■ REQUIREMENT ■
Output the data word for word, dropping every image.
□ □ □ □
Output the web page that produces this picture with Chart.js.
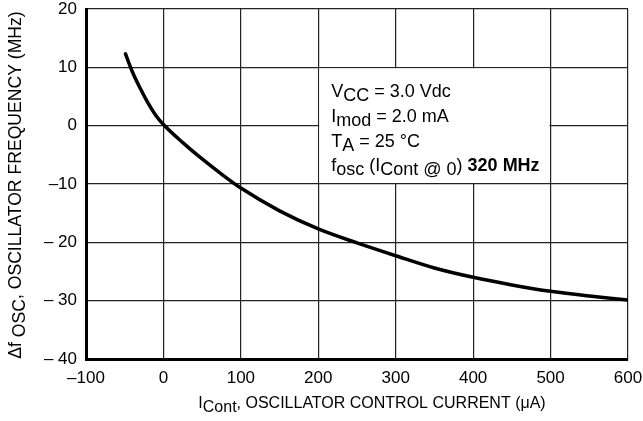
<!DOCTYPE html>
<html>
<head>
<meta charset="utf-8">
<script src="https://cdn.jsdelivr.net/npm/chart.js@4/dist/chart.umd.min.js"></script>
<style>
  html, body { margin: 0; padding: 0; background: #fff; }
  #wrap { width: 643px; height: 421px; }
</style>
</head>
<body>
<div id="wrap"><canvas id="oscChart" width="643" height="421"></canvas></div>
<script>
// control current (uA) vs oscillator frequency shift (MHz)
const currentUA = [-49, -40, -30, -20, -10, 0, 25, 50, 75, 100, 150, 200, 250, 300, 350, 400, 450, 500, 550, 600];
const freqShiftMHz = [12.3, 9.2, 6.4, 3.9, 1.8, 0.2, -2.9, -5.7, -8.3, -10.7, -14.6, -17.7, -20.1, -22.3, -24.4, -26.0, -27.3, -28.4, -29.2, -29.9];

const xTicks = [-100, 0, 100, 200, 300, 400, 500, 600];
const yTicks = [20, 10, 0, -10, -20, -30, -40];
const yTickLabels = ["20", "10", "0", "\u201310", "\u2013 20", "\u2013 30", "\u2013 40"];
const xTickLabels = ["\u2013100", "0", "100", "200", "300", "400", "500", "600"];

const FONT = "'Liberation Sans', Arial, Helvetica, sans-serif";

// draw text made of pieces, some of them subscript / bold
function drawRich(ctx, parts, x, y, size) {
  let cx = x;
  parts.forEach(function (p) {
    ctx.font = (p.bold ? "bold " : "") + size + "px " + FONT;
    ctx.fillText(p.t, cx, y + (p.sub ? 4 : 0));
    cx += ctx.measureText(p.t).width;
  });
  return cx - x;
}
function richWidth(ctx, parts, size) {
  let w = 0;
  parts.forEach(function (p) {
    ctx.font = (p.bold ? "bold " : "") + size + "px " + FONT;
    w += ctx.measureText(p.t).width;
  });
  return w;
}

const textPlugin = {
  id: "textPlugin",
  beforeDatasetsDraw(chart) {
    // white box behind the conditions note
    const ctx = chart.ctx;
    const xs = chart.scales.x, ys = chart.scales.y;
    const l = xs.getPixelForValue(200) + 1, r = xs.getPixelForValue(500) - 1;
    const t = ys.getPixelForValue(10) + 1, b = ys.getPixelForValue(-10) - 1;
    ctx.save();
    ctx.fillStyle = "#fff";
    ctx.fillRect(l, t, r - l, b - t);
    ctx.restore();
  },
  afterDraw(chart) {
    const ctx = chart.ctx;
    const xs = chart.scales.x;
    ctx.save();
    ctx.fillStyle = "#000";
    ctx.textBaseline = "alphabetic";
    ctx.textAlign = "left";

    // conditions note
    const nx = xs.getPixelForValue(200) + 13;
    drawRich(ctx, [{t: "V"}, {t: "CC", sub: true}, {t: " = 3.0 Vdc"}], nx, 97, 18);
    drawRich(ctx, [{t: "I"}, {t: "mod", sub: true}, {t: " = 2.0 mA"}], nx, 122, 18);
    drawRich(ctx, [{t: "T"}, {t: "A", sub: true}, {t: " = 25 \u00B0C"}], nx, 147, 18);
    drawRich(ctx, [{t: "f"}, {t: "osc", sub: true}, {t: " (I"}, {t: "Cont @ 0", sub: true}, {t: ") "}, {t: "320 MHz", bold: true}], nx, 171, 18);

    // x axis title
    const xParts = [{t: "I"}, {t: "Cont", sub: true}, {t: ", OSCILLATOR CONTROL CURRENT (\u03BCA)"}];
    const xw = richWidth(ctx, xParts, 16);
    drawRich(ctx, xParts, 372 - xw / 2, 408, 16);

    // y axis title, rotated
    const yParts = [{t: "\u0394f "}, {t: "OSC", sub: true}, {t: ", OSCILLATOR FREQUENCY (MHz)"}];
    const yw = richWidth(ctx, yParts, 17.6);
    ctx.translate(21, 185);
    ctx.rotate(-Math.PI / 2);
    drawRich(ctx, yParts, -yw / 2, 0, 17.6);
    ctx.restore();
  }
};

const ctx = document.getElementById("oscChart");

const data = {
  datasets: [
    {
      data: currentUA.map(function (c, i) { return { x: c, y: freqShiftMHz[i] }; }),
      borderColor: "#000",
      borderWidth: 3.5,
      pointRadius: 0,
      fill: false,
      cubicInterpolationMode: "monotone",
      borderCapStyle: "round"
    }
  ]
};

const config = {
  type: "line",
  data: data,
  options: {
    responsive: false,
    animation: false,
    layout: { padding: 0 },
    plugins: { legend: { display: false }, tooltip: { enabled: false } },
    scales: {
      x: {
        type: "linear",
        min: -100,
        max: 600,
        afterFit(scale) {
          scale.height = 62;
          scale.paddingLeft = 0;
          scale.paddingRight = 15;
        },
        afterBuildTicks(scale) { scale.ticks = xTicks.map(function (v) { return { value: v }; }); },
        ticks: {
          padding: 9,
          color: "#000",
          font: { family: FONT, size: 17 },
          maxRotation: 0,
          callback: function (v) { return xTickLabels[xTicks.indexOf(v)]; }
        },
        grid: { color: "#222", lineWidth: 1.2, drawTicks: false },
        border: { color: "#000", width: 3 }
      },
      y: {
        type: "linear",
        min: -40,
        max: 20,
        afterFit(scale) {
          scale.width = 86;
          scale.paddingTop = 9;
          scale.paddingBottom = 0;
        },
        afterBuildTicks(scale) { scale.ticks = yTicks.map(function (v) { return { value: v }; }); },
        ticks: {
          padding: 9,
          color: "#000",
          font: { family: FONT, size: 17 },
          callback: function (v) { return yTickLabels[yTicks.indexOf(v)]; }
        },
        grid: { color: "#222", lineWidth: 1.2, drawTicks: false },
        border: { color: "#000", width: 3 }
      }
    }
  },
  plugins: [textPlugin]
};

const oscChart = new Chart(ctx, config);
</script>
</body>
</html>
□ □ □ □
■ COMPLETED EXERCISE ■
Output the web page that produces this picture with Chart.js.
<!DOCTYPE html>
<html>
<head>
<meta charset="utf-8">
<script src="https://cdn.jsdelivr.net/npm/chart.js@4/dist/chart.umd.min.js"></script>
<style>
  html, body { margin: 0; padding: 0; background: #fff; }
  #wrap { width: 643px; height: 421px; }
</style>
</head>
<body>
<div id="wrap"><canvas id="oscChart" width="643" height="421"></canvas></div>
<script>
// control current (uA) vs oscillator frequency shift (MHz)
const currentUA = [-49, -40, -30, -20, -10, 0, 25, 50, 75, 100, 150, 200, 250, 300, 350, 400, 450, 500, 550, 600];
const freqShiftMHz = [12.3, 9.2, 6.4, 3.9, 1.8, 0.2, -2.9, -5.7, -8.3, -10.7, -14.6, -17.7, -20.1, -22.3, -24.4, -26.0, -27.3, -28.4, -29.2, -29.9];

const xTicks = [-100, 0, 100, 200, 300, 400, 500, 600];
const yTicks = [20, 10, 0, -10, -20, -30, -40];
const yTickLabels = ["20", "10", "0", "\u201310", "\u2013 20", "\u2013 30", "\u2013 40"];
const xTickLabels = ["\u2013100", "0", "100", "200", "300", "400", "500", "600"];

const FONT = "'Liberation Sans', Arial, Helvetica, sans-serif";

// draw text made of pieces, some of them subscript / bold
function drawRich(ctx, parts, x, y, size) {
  let cx = x;
  parts.forEach(function (p) {
    ctx.font = (p.bold ? "bold " : "") + size + "px " + FONT;
    ctx.fillText(p.t, cx, y + (p.sub ? 4 : 0));
    cx += ctx.measureText(p.t).width;
  });
  return cx - x;
}
function richWidth(ctx, parts, size) {
  let w = 0;
  parts.forEach(function (p) {
    ctx.font = (p.bold ? "bold " : "") + size + "px " + FONT;
    w += ctx.measureText(p.t).width;
  });
  return w;
}

const textPlugin = {
  id: "textPlugin",
  beforeDatasetsDraw(chart) {
    // white box behind the conditions note
    const ctx = chart.ctx;
    const xs = chart.scales.x, ys = chart.scales.y;
    const l = xs.getPixelForValue(200) + 1, r = xs.getPixelForValue(500) - 1;
    const t = ys.getPixelForValue(10) + 1, b = ys.getPixelForValue(-10) - 1;
    ctx.save();
    ctx.fillStyle = "#fff";
    ctx.fillRect(l, t, r - l, b - t);
    ctx.restore();
  },
  afterDraw(chart) {
    const ctx = chart.ctx;
    const xs = chart.scales.x;
    ctx.save();
    ctx.fillStyle = "#000";
    ctx.textBaseline = "alphabetic";
    ctx.textAlign = "left";

    // conditions note
    const nx = xs.getPixelForValue(200) + 13;
    drawRich(ctx, [{t: "V"}, {t: "CC", sub: true}, {t: " = 3.0 Vdc"}], nx, 97, 18);
    drawRich(ctx, [{t: "I"}, {t: "mod", sub: true}, {t: " = 2.0 mA"}], nx, 122, 18);
    drawRich(ctx, [{t: "T"}, {t: "A", sub: true}, {t: " = 25 \u00B0C"}], nx, 147, 18);
    drawRich(ctx, [{t: "f"}, {t: "osc", sub: true}, {t: " (I"}, {t: "Cont @ 0", sub: true}, {t: ") "}, {t: "320 MHz", bold: true}], nx, 171, 18);

    // x axis title
    const xParts = [{t: "I"}, {t: "Cont", sub: true}, {t: ", OSCILLATOR CONTROL CURRENT (\u03BCA)"}];
    const xw = richWidth(ctx, xParts, 16);
    drawRich(ctx, xParts, 372 - xw / 2, 408, 16);

    // y axis title, rotated
    const yParts = [{t: "\u0394f "}, {t: "OSC", sub: true}, {t: ", OSCILLATOR FREQUENCY (MHz)"}];
    const yw = richWidth(ctx, yParts, 17.6);
    ctx.translate(21, 185);
    ctx.rotate(-Math.PI / 2);
    drawRich(ctx, yParts, -yw / 2, 0, 17.6);
    ctx.restore();
  }
};

const ctx = document.getElementById("oscChart");

const data = {
  datasets: [
    {
      data: currentUA.map(function (c, i) { return { x: c, y: freqShiftMHz[i] }; }),
      borderColor: "#000",
      borderWidth: 3.5,
      pointRadius: 0,
      fill: false,
      cubicInterpolationMode: "monotone",
      borderCapStyle: "round"
    }
  ]
};

const config = {
  type: "line",
  data: data,
  options: {
    responsive: false,
    animation: false,
    layout: { padding: 0 },
    plugins: { legend: { display: false }, tooltip: { enabled: false } },
    scales: {
      x: {
        type: "linear",
        min: -100,
        max: 600,
        afterFit(scale) {
          scale.height = 62;
          scale.paddingLeft = 0;
          scale.paddingRight = 15;
        },
        afterBuildTicks(scale) { scale.ticks = xTicks.map(function (v) { return { value: v }; }); },
        ticks: {
          padding: 9,
          color: "#000",
          font: { family: FONT, size: 17 },
          maxRotation: 0,
          callback: function (v) { return xTickLabels[xTicks.indexOf(v)]; }
        },
        grid: { color: "#222", lineWidth: 1.2, drawTicks: false },
        border: { color: "#000", width: 3 }
      },
      y: {
        type: "linear",
        min: -40,
        max: 20,
        afterFit(scale) {
          scale.width = 86;
          scale.paddingTop = 9;
          scale.paddingBottom = 0;
        },
        afterBuildTicks(scale) { scale.ticks = yTicks.map(function (v) { return { value: v }; }); },
        ticks: {
          padding: 9,
          color: "#000",
          font: { family: FONT, size: 17 },
          callback: function (v) { return yTickLabels[yTicks.indexOf(v)]; }
        },
        grid: { color: "#222", lineWidth: 1.2, drawTicks: false },
        border: { color: "#000", width: 3 }
      }
    }
  },
  plugins: [textPlugin]
};

const oscChart = new Chart(ctx, config);
</script>
</body>
</html>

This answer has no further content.